In 1936, the ownership of railways moved to the Iraqi government and the Iraqi State Railway was established. In 1940, with the completion of the Baghdad Railway, the pendant to the non-completed infrastructural project Berlin-Baghdad-Railway, the first "Taurus Express" arrived from Istanbul to Baghdad. During the 30s the government started to give scholarships to study abroad, including art and architecture. It also opened facilities in art education starting with the establishment of the Institute of Fine Arts (first called Music Institute) in 1936.

 

Between 1932 and 1941, the German Embassy in Iraq significantly propagandised its Nazi ideology and antisemitism among both the legislative and the population and supported the emergence of Al Futuwa Youth (a movement similar to Hitler Youth). On 1 April 1941, the pro-German Rashid Ali Al Gaylani and the Golden Square, a cabal of pro-Nazi army officers of the Iraqi armed forces, launched a coup d'état to topple the government of the regent and briefly instituted the Golden Square National Defense Government. Prince Abd Al Ilah, Nuri Al Said and other pro-British politicians escaped.

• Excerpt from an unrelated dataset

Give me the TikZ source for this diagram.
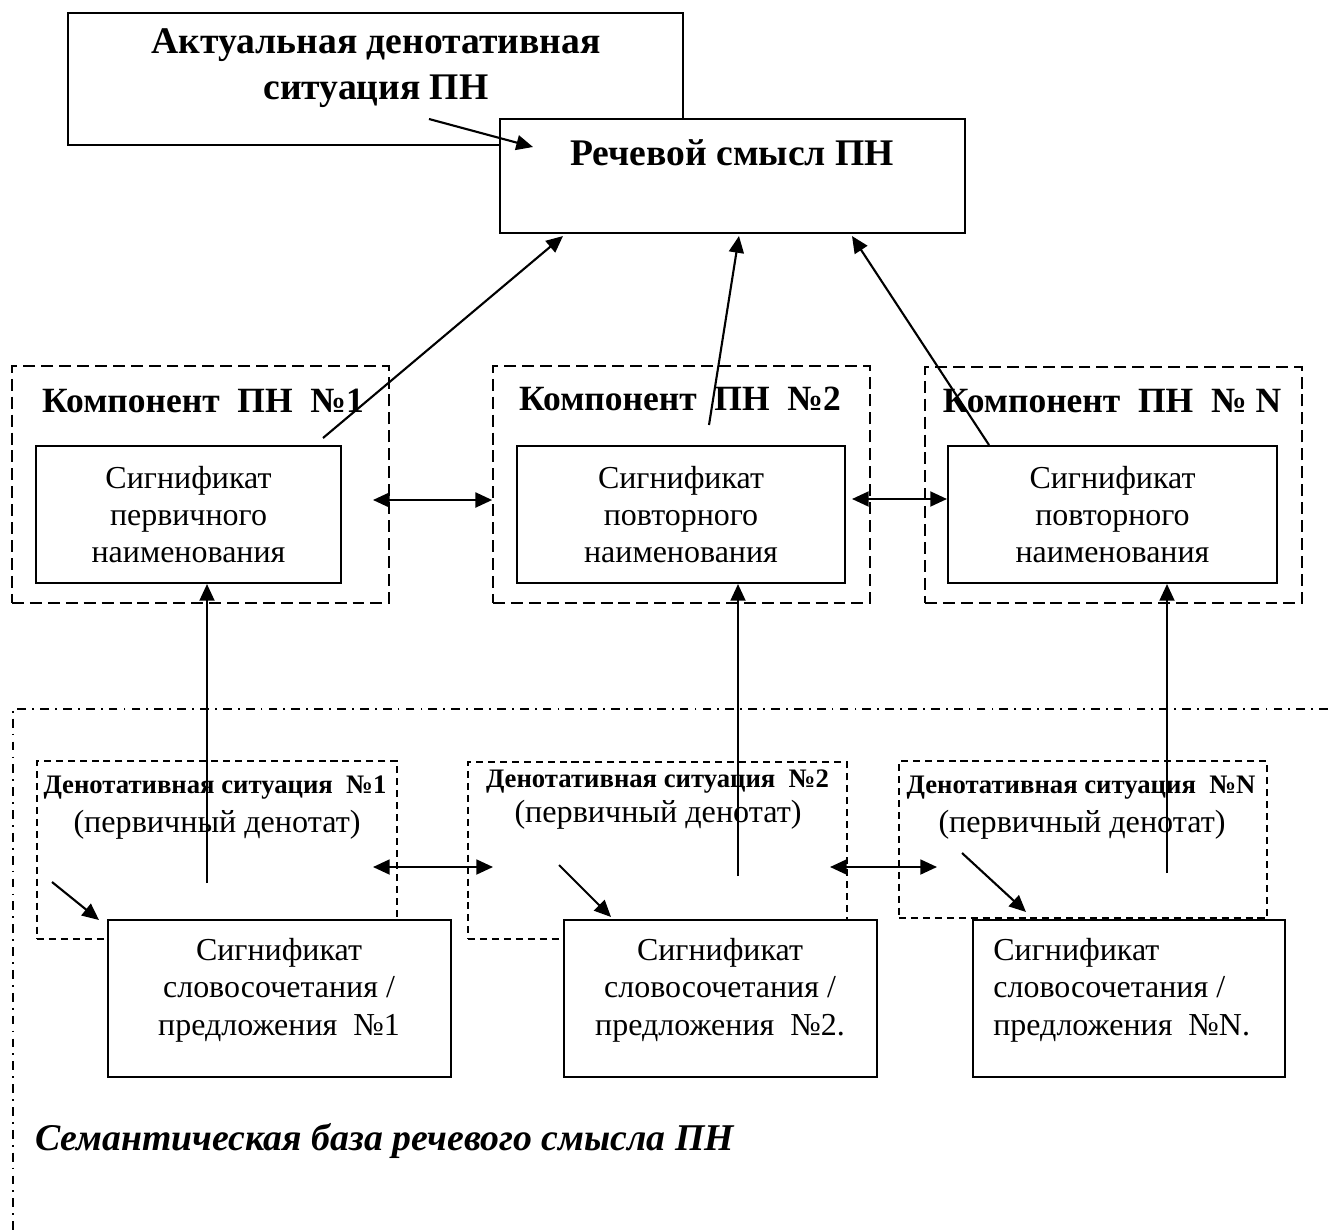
\documentclass[tikz,border=0pt]{standalone}
\usepackage{fontspec}
\setmainfont{Liberation Serif}
\usetikzlibrary{arrows.meta, calc, positioning}

\tikzset{
  boite/.style={draw, line width=1.2pt, fill=white, inner sep=0pt},
  cadre/.style={draw, line width=1pt, dash pattern=on 6.8pt off 3.4pt, inner sep=0pt},
  cadrefin/.style={draw, line width=0.9pt, dash pattern=on 4pt off 2.8pt, inner sep=0pt},
  tiretpoint/.style={line width=0.9pt, dash pattern=on 5pt off 3.5pt on 1pt off 3.5pt},
  fleche/.style={line width=1.2pt, -{Triangle[length=9.5pt, width=8.5pt]}},
  dfleche/.style={line width=1.2pt, {Triangle[length=9.5pt, width=8.5pt]}-{Triangle[length=9.5pt, width=8.5pt]}},
  grostitre/.style={font=\fontsize{21.4}{26.5}\selectfont\bfseries, align=center, inner sep=0pt},
  entete/.style={font=\fontsize{20.2}{24}\selectfont\bfseries, inner sep=0pt},
  texte/.style={font=\fontsize{18.2}{21.3}\selectfont, align=center},
  petittitre/.style={font=\fontsize{15.2}{18}\selectfont\bfseries, inner sep=0pt},
  soustitre/.style={font=\fontsize{18.3}{21}\selectfont, inner sep=0pt},
  base/.style={font=\fontsize{21.5}{25}\selectfont\bfseries\itshape, inner sep=0pt}
}

\begin{document}
\begin{tikzpicture}[x=0.02cm, y=-0.02cm]
    \useasboundingbox (0,0) rectangle (1328,1230);

    % Niveau haut
    \node[boite, minimum width=12.3cm, minimum height=2.64cm] (actuel) at (375.5,79) {};
    \node[grostitre] (actuelt) at (376,68) {Актуальная денотативная\\ситуация ПН};
    \node[boite, minimum width=9.3cm, minimum height=2.28cm] (rech) at (732.5,176) {};
    \node[grostitre] (recht) at (732,153) {Речевой смысл ПН};

    % Компоненты ПН
    \node[cadre, minimum width=7.54cm, minimum height=4.74cm] (komp1) at (200.5,484.5) {};
    \node[cadre, minimum width=7.54cm, minimum height=4.74cm] (komp2) at (681.5,484.5) {};
    \node[cadre, minimum width=7.54cm, minimum height=4.72cm] (kompN) at (1113.5,485) {};
    \node[entete] (komp1t) at (203,401) {Компонент\ \ ПН\ \ №1};
    \node[entete] (komp2t) at (680,399) {Компонент\ \ ПН\ \ №2};
    \node[entete] (kompNt) at (1112,401) {Компонент\ \ ПН\ \ № N};

    \node[boite, texte, minimum width=6.1cm, minimum height=2.74cm] (sig1) at (188.5,514.5) {Сигнификат\\первичного\\наименования};
    \node[boite, texte, minimum width=6.56cm, minimum height=2.74cm] (sig2) at (681,514.5) {Сигнификат\\повторного\\наименования};
    \node[boite, texte, minimum width=6.58cm, minimum height=2.74cm] (sigN) at (1112.5,514.5) {Сигнификат\\повторного\\наименования};

    % Семантическая база
    \draw[tiretpoint] (1328,709) -- (13,709) -- (13,1230);

    \node[cadrefin, minimum width=7.2cm, minimum height=3.56cm] (den1) at (217,850) {};
    \node[cadrefin, minimum width=7.58cm, minimum height=3.54cm] (den2) at (657.5,850.5) {};
    \node[cadrefin, minimum width=7.36cm, minimum height=3.14cm] (denN) at (1083,839.5) {};
    \node[petittitre] (den1t) at (215,788) {Денотативная ситуация\ \ №1};
    \node[soustitre] (den1s) at (217,825) {(первичный денотат)};
    \node[petittitre] (den2t) at (657.5,782) {Денотативная ситуация\ \ №2};
    \node[soustitre] (den2s) at (658,815) {(первичный денотат)};
    \node[petittitre] (denNt) at (1081,788) {Денотативная ситуация\ \ №N};
    \node[soustitre] (denNs) at (1082,825) {(первичный денотат)};

    \node[boite, minimum width=6.86cm, minimum height=3.14cm] (sl1) at (279.5,998.5) {};
    \node[boite, minimum width=6.26cm, minimum height=3.14cm] (sl2) at (720.5,998.5) {};
    \node[boite, minimum width=6.24cm, minimum height=3.14cm] (slN) at (1129,998.5) {};
    \node[texte] (sl1t) at (279,990) {Сигнификат\\словосочетания /\\предложения\ \ №1};
    \node[texte] (sl2t) at (720,990) {Сигнификат\\словосочетания /\\предложения\ \ №2.};
    \node[texte, align=left, anchor=west, inner sep=0pt] (slNt) at (993,990) {Сигнификат\\словосочетания /\\предложения\ \ №N.};

    \node[base, anchor=west] (baset) at (35,1141) {Семантическая база речевого смысла ПН};

    % Стрелки
    \coordinate (a0) at (429,119);
    \coordinate (a1) at (533,147);
    \draw[fleche] (a0) -- (a1);

    \coordinate (k1) at (323,438);
    \coordinate (k2) at (709,425);
    \coordinate (kN) at (989,445);
    \draw[fleche] (k1) -- ($(rech.south west)+(64,2)$);
    \draw[fleche] (k2) -- ($(rech.south west)+(240,2)$);
    \draw[fleche] (kN) -- ($(rech.south west)+(353,2)$);

    \coordinate (v1) at (207,883);
    \coordinate (v2) at (738,876);
    \coordinate (vN) at (1167,873);
    \draw[fleche] (v1) -- (v1 |- sig1.south);
    \draw[fleche] (v2) -- (v2 |- sig2.south);
    \draw[fleche] (vN) -- (vN |- sigN.south);

    \coordinate (h1) at (373,500);
    \coordinate (h2) at (852,499);
    \draw[dfleche] (h1) -- (h1 -| komp2.west);
    \draw[dfleche] (h2) -- (h2 -| sigN.west);

    \coordinate (b1a) at (373,867);
    \coordinate (b1b) at (493,867);
    \coordinate (b2a) at (830,867);
    \coordinate (b2b) at (937,867);
    \draw[dfleche] (b1a) -- (b1b);
    \draw[dfleche] (b2a) -- (b2b);

    \coordinate (d1) at (52,882);
    \coordinate (d2) at (559,865);
    \coordinate (dN) at (962,853);
    \draw[fleche] (d1) -- ($(sl1.north west)+(-8,1)$);
    \draw[fleche] (d2) -- ($(sl2.north west)+(48,-2)$);
    \draw[fleche] (dN) -- ($(slN.north west)+(54,-7)$);
\end{tikzpicture}
\end{document}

The subsequent Anglo-Iraqi War, the British military campaign against the coup regime, led to its capitulation on 30 May 1941. On 1 June, the regent and its pro-British team returned to Baghdad. It was the day of the Jewish holiday of Shavuot. Disappointed and frustrated, a mop of Futuwa members and leaderless soldiers then marched through Jewish residential areas in Baghdad and massacred hundreds of Jews and looted their property. The massacre was essentially a pogrom, farhud in Arabic. It was a mixture of indoctrinated Nazi ideology and disappointment with British policy in Mandatory Palestine. The latter fact caused continuous threats and massacres against the Jewish population in the following years and in March 1950, the government passed an immigration law, 'recommending' the local Jewish to leave for Israel.

 

As a consequence of the 1941 coup d'état, the British army occupied Iraq again and the newly formed pro-British cabinet with Nuri Al Said on the forefront declared martial law, which remained in effect until the end of World War II in 1945. Al Futuwa and opposition movements were banned. Three of the Golden Square members were publicly hanged in front of the Ministry of Defense on 4 May 1942 and in April 1944 the fourth member got executed in the same way. An interesting and significant corollary of the defeat of the four members was the emergence of the martyr cult in Iraq.